OutputThe next Seahawks game is today, Sunday, December 28, 2025, against the Panthers. However, the exact time of the game is not specified in the provided search results. I recommend checking the official Seattle Seahawks website...

One way to fix this is to add an additional step where the workflow uses a Python library such as Beautiful Soup to get the content from the web page and include its context in the query. After adding that additional functionality, context from the official Seahawks schedule page is included, and the model is able to tell that the game today is already over and the exact day and time for the next one is still not scheduled.

OutputThe next Seahawks game is scheduled for Week 18, but the date, time, and location are still "TBD" (to be determined) as it is against the 49ers at Levi's Stadium.

For security best practices, remove the hardcoded API keys and URLs from your code. One option is to save them as environmental variables and import them into the scripts.

Lastly, all LLM workflows should have sufficient error handling built into their code in order to account for the non-deterministic and unpredictable nature that is inherent in AI applications.

FAQ

Can I have web grounding activate in conversations rather than just a single prompt?

Yes, if you would like to have a conversational format where the user can ask followup questions, you can include the context in the conversation itself. If this adds too many tokens into the conversation context, consider removing past conversation entries to shorten the number of tokens if your application allows for it.

Adding web grounding is increasing the latency because the web search takes time. Are there ways to speed it up?

Yes, you can run your LLM calls asynchronously by sending the user’s prompt to the LLM without search results in the context at the same time that you send the call asking the LLM if the user’s prompt should be grounded in a web search. After the results are returned, if the web search is necessary, you can conduct the web search, and call the LLM again with the context from the web search. This will allow you to reduce the latency for LLM calls that do not need a web search. It will cost additional tokens though because you will be discarding the first LLM response if a web search is needed.

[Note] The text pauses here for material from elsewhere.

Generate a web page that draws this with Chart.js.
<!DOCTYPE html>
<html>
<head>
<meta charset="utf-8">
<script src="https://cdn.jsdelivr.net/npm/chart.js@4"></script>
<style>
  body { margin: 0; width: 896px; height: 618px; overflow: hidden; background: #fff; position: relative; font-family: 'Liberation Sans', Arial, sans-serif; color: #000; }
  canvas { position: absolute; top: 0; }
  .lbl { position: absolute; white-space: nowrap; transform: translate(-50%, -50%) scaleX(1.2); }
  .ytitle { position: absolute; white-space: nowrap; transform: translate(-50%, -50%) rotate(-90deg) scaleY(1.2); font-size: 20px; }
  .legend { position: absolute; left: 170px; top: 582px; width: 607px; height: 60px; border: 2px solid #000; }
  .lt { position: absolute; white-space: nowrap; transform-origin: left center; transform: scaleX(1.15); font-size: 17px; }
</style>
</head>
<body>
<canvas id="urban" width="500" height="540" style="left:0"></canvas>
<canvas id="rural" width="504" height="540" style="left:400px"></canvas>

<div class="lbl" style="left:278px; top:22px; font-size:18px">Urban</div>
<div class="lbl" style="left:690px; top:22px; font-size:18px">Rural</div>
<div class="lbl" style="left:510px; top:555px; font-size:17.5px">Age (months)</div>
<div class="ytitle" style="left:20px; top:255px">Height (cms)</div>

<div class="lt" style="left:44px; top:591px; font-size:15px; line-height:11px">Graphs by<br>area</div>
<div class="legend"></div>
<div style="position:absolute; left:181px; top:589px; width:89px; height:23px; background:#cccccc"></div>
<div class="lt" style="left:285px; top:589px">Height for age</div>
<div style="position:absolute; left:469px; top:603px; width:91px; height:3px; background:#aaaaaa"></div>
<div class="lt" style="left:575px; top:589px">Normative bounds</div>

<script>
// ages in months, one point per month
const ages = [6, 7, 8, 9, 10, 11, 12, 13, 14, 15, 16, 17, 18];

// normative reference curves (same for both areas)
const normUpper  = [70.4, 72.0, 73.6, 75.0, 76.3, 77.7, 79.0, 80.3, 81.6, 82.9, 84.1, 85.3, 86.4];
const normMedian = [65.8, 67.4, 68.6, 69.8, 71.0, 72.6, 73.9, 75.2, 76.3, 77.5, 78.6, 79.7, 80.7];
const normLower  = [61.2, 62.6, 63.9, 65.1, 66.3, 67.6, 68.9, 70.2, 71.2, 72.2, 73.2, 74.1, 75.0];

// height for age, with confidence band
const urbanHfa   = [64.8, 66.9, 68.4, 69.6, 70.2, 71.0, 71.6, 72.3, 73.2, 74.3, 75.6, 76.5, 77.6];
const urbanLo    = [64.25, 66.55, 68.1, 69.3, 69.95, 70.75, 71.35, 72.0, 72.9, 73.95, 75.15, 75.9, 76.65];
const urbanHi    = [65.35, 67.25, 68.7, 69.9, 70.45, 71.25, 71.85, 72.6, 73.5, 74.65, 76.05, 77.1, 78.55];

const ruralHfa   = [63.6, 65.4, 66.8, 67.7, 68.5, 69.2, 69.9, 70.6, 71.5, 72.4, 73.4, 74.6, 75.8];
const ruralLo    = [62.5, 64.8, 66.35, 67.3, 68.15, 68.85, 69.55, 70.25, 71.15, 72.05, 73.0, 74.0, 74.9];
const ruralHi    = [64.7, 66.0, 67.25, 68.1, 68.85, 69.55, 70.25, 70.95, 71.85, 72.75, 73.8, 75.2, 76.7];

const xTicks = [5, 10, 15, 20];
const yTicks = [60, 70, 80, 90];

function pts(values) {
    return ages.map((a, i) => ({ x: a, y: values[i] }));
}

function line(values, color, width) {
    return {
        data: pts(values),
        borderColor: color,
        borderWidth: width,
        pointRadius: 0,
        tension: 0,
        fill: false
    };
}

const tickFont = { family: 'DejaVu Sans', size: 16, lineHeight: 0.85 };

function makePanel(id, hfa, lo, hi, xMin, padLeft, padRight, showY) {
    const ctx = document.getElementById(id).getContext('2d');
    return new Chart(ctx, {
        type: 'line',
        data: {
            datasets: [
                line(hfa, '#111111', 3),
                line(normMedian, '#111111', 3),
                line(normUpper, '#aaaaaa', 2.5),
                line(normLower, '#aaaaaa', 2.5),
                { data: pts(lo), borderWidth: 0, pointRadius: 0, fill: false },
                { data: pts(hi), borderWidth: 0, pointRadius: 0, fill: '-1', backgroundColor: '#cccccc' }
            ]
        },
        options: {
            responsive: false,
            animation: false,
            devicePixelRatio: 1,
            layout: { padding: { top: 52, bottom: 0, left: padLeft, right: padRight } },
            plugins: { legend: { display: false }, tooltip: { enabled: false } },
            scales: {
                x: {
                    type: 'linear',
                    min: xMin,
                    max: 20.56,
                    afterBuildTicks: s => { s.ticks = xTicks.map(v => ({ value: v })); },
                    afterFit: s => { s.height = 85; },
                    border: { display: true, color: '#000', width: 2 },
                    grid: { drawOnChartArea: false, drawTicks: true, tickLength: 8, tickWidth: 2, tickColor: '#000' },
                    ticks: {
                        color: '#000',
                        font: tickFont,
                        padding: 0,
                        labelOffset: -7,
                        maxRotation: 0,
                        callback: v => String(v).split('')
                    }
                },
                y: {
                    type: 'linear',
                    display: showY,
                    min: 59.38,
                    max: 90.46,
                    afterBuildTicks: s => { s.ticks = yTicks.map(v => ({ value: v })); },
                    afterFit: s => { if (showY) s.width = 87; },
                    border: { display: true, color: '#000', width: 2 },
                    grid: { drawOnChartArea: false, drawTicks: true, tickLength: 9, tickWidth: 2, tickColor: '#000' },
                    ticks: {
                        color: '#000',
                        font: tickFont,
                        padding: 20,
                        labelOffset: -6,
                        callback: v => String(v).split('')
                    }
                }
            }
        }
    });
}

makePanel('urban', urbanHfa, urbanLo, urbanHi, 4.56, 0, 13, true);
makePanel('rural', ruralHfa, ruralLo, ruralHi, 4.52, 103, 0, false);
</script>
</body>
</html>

The web searching is costing me too many tokens. Is there a way to reduce the number of tokens spent for all of these calls?

Yes, one way is to use a smaller model in your needs_web_grounding function. You might find that you don’t need a 70B parameter model to determine whether or not an answer needs a web search. If you use a smaller model, you might find it to be cheaper and faster.

Conclusion

Web grounding is a powerful tool that can improve the accuracy of your AI applications and can be integrated directly into any other retrieval augmented generation workflow you have set up. It allows you to get accurate and current results from older models or smaller ones that may have been trained on less current information.

In this tutorial, you used a Serp API endpoint to make web searches through Duck Duck Go and augmented your prompt with the context from the search results. The next steps are to customize the implementation for your application.